7/10
Wonderful screwball musical about a fictional place called Hollywood.
3 May 2011
Warning: Spoilers
Yes, there is a real Hollywood, and it is located west of downtown Los Angeles just east of the strip where the stars party and south of where most of the movies are made. One of those studios then and now is Warner Brothers who in promoting its many stars (less than MGM, but still impressive) created this comedy with a few songs to give movie fans of the late 40's an insiders view of what may or may not have been going on inside their lot.

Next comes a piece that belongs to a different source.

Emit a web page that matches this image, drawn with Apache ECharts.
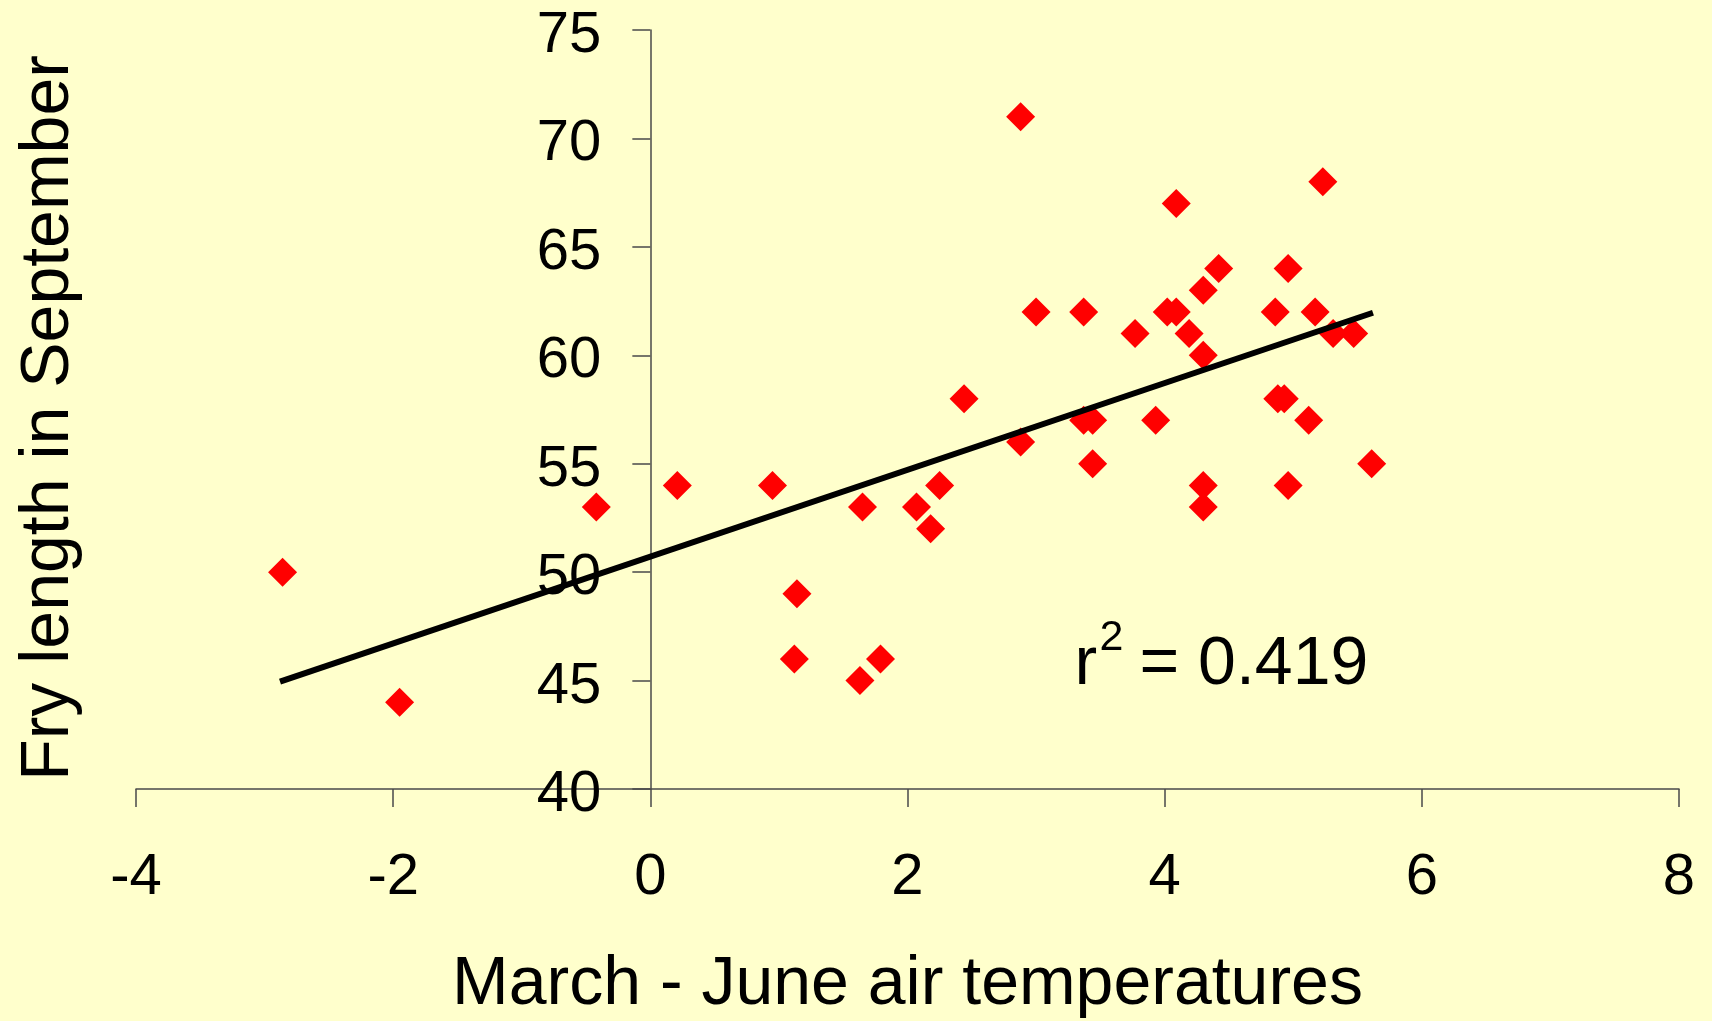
<!DOCTYPE html>
<html>
<head>
<meta charset="utf-8">
<script src="https://cdn.jsdelivr.net/npm/echarts@6.0.0/dist/echarts.min.js"></script>
<style>
html,body{margin:0;padding:0;background:#FFFFCC;}
#chart{width:1712px;height:1021px;}
</style>
</head>
<body>
<div id="chart"></div>
<script>
// ---- data ----
const tempX = [-2.86, -1.95, -0.42, 0.21, 0.95, 1.14, 1.12, 1.63, 1.79, 1.65,
               2.07, 2.18, 2.25, 2.44, 2.88, 2.88, 3.00, 3.37, 3.37, 3.44,
               3.44, 3.77, 3.93, 4.02, 4.09, 4.09, 4.19, 4.30, 4.30, 4.30,
               4.30, 4.42, 4.86, 4.88, 4.93, 4.96, 4.96, 5.12, 5.17, 5.23,
               5.31, 5.47, 5.61];
const fryLength = [50, 44, 53, 54, 54, 49, 46, 45, 46, 53,
                   53, 52, 54, 58, 71, 56, 62, 62, 57, 57,
                   55, 61, 57, 62, 62, 67, 61, 63, 60, 54,
                   53, 64, 62, 58, 58, 64, 54, 57, 62, 68,
                   61, 61, 55];
const trendX = [-2.88, 5.62];
const trendY = [44.95, 61.96];
const xTickLabels = ['-4', '-2', '0', '2', '4', '6', '8'];
const yTickLabels = ['40', '45', '50', '55', '60', '65', '70', '75'];
const xTitle = 'March - June air temperatures';
const yTitle = 'Fry length in September';
const rSquared = '0.419';

const FONT = '"Liberation Sans", Arial, Helvetica, sans-serif';
const chart = echarts.init(document.getElementById('chart'), null, {renderer: 'canvas'});

const points = tempX.map((x, i) => [x, fryLength[i]]);
const trend = trendX.map((x, i) => [x, trendY[i]]);

const GRID_LEFT = 136, GRID_RIGHT = 33;
const X_MIN = -4, X_MAX = 8;
// place the y axis where x = 0 (labels, ticks and line together)
const yAxisOffset = -((0 - X_MIN) / (X_MAX - X_MIN)) * (1712 - GRID_LEFT - GRID_RIGHT);

const option = {
  backgroundColor: '#FFFFCC',
  animation: false,
  grid: {left: GRID_LEFT, right: GRID_RIGHT, top: 30, bottom: 232, containLabel: false, outerBoundsMode: 'none'},
  xAxis: {
    type: 'value', min: X_MIN, max: X_MAX, interval: 2,
    name: xTitle, nameLocation: 'middle', nameGap: 162,
    nameTextStyle: {fontFamily: FONT, fontSize: 68, color: '#000'},
    axisLine: {show: true, onZero: false, lineStyle: {color: '#4a4a4a', width: 1.5}},
    axisTick: {show: true, length: 18, lineStyle: {color: '#4a4a4a', width: 1.5}},
    axisLabel: {fontFamily: FONT, fontSize: 58, color: '#000', margin: 60,
      formatter: v => xTickLabels[Math.round((v - X_MIN) / 2)]},
    splitLine: {show: false}
  },
  yAxis: {
    type: 'value', min: 40, max: 75, interval: 5, position: 'left', offset: yAxisOffset,
    axisLine: {show: true, onZero: false, lineStyle: {color: '#4a4a4a', width: 1.5}},
    axisTick: {show: true, length: 18, lineStyle: {color: '#4a4a4a', width: 1.5}},
    axisLabel: {fontFamily: FONT, fontSize: 58, color: '#000', margin: 49,
      verticalAlign: 'top', lineHeight: 12,
      formatter: v => yTickLabels[Math.round((v - 40) / 5)]},
    splitLine: {show: false}
  },
  series: [
    {
      type: 'scatter', data: points, symbol: 'diamond', symbolSize: 29,
      itemStyle: {color: '#FF0000', opacity: 1}, z: 2
    },
    {
      type: 'line', data: trend, showSymbol: false, symbol: 'none',
      lineStyle: {color: '#000', width: 6}, z: 3, silent: true
    }
  ],
  graphic: [
    {type: 'text', x: 49, y: 418, rotation: Math.PI / 2,
     style: {text: yTitle, font: '68px ' + FONT, fill: '#000', align: 'center', verticalAlign: 'middle'}},
    {type: 'text', x: 1074.5, y: 665,
     style: {text: 'r', font: '68px ' + FONT, fill: '#000', align: 'left', verticalAlign: 'middle'}},
    {type: 'text', x: 1099.5, y: 638,
     style: {text: '2', font: '43px ' + FONT, fill: '#000', align: 'left', verticalAlign: 'middle'}},
    {type: 'text', x: 1139.5, y: 665,
     style: {text: '= ' + rSquared, font: '68px ' + FONT, fill: '#000', align: 'left', verticalAlign: 'middle'}}
  ]
};
chart.setOption(option);
</script>
</body>
</html>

Here, it is revealed, studio contractee Jack Carson has gotten the reputation of being such a ham that no director wants to work with him, and just the thought of being directed by him has sent recent Academy Award Winner Jane Wyman into a possible nervous breakdown. (Funny since in one of their films together, "The Doughgirls", it is Wyman who practically steals every scene from him, at least until Eve Arden comes on screen.) Dennis Morgan, sick of co-starring with Carson, has decided not to co-star with Carson in the film Carson himself will be directing. Morgan is visited by a commissary waitress (Doris Day, in one of her first films), who pretends to be Carson's secret wife in order to get Morgan to sign the contract. But once Morgan is on to the scheme, he has already signed, and it is too late to back out. Carson and Morgan decide that they need a new leading lady and set out to convince the film's producer (Bill Goodwin), that Day is the right one. Each scene with Day rolling her eyes at Goodwin (as an elevator girl, dental hygienist, and taxi driver) with a goofy smile (and silly sound effects) just gets funnier and funnier. Throughout all of this, a dozen Warners contractees pop in and out quickly as themselves, most notably Joan Crawford, repeating a scene from "Mildred Pierce" after which she slaps both Morgan and Carson, as well as Edward G. Robinson (being tough with a studio guard so he won't loose his Little Caesar reputation and destroy his box-office appeal), Jane Wyman (fainting after being told she will be Carson's next leading lady), and Eleanor Parker and Patricia Neal, who offer Day some advice, believing her to be a French actress imported to star as Mademoiselle Fifi. Gary Cooper is there with an overabundance of "Yeps", as are a slew of real Warners directors (Michael Curtiz, King Vidor, David Butler) and musical conductor Ray Heindorf.

As far as the real glamour days of Hollywood are concerned, this offers a fantasy look into what the studios wanted the fans to believe. Don't take it at all serious. It's more fun to just enjoy the goofy humour (although a sequence with Danny Kaye at Union Station is pretty unfunny---he's topped in that sequence by Mike Lally as the ticket information agent who has to pull out 15-year unused information books to find out how to get to Day's Wisconsin home town. The songs are not important enough really to mention, although the big dream sequence production number, "There's Nothing Tougher Than Love", is a homage to "Slaughter on 10th Avenue", just filmed a year ago in MGM's "Words and Music". That makes this more a comedy with songs rather than a musical.

Overall, this is an extremely enjoyable piece of fluff that promotes good cheer between a major Hollywood studio and their fans while giving build-up to Doris Day, their newest star who would soon replace long time studio queen Bette Davis, as the top actress on the lot.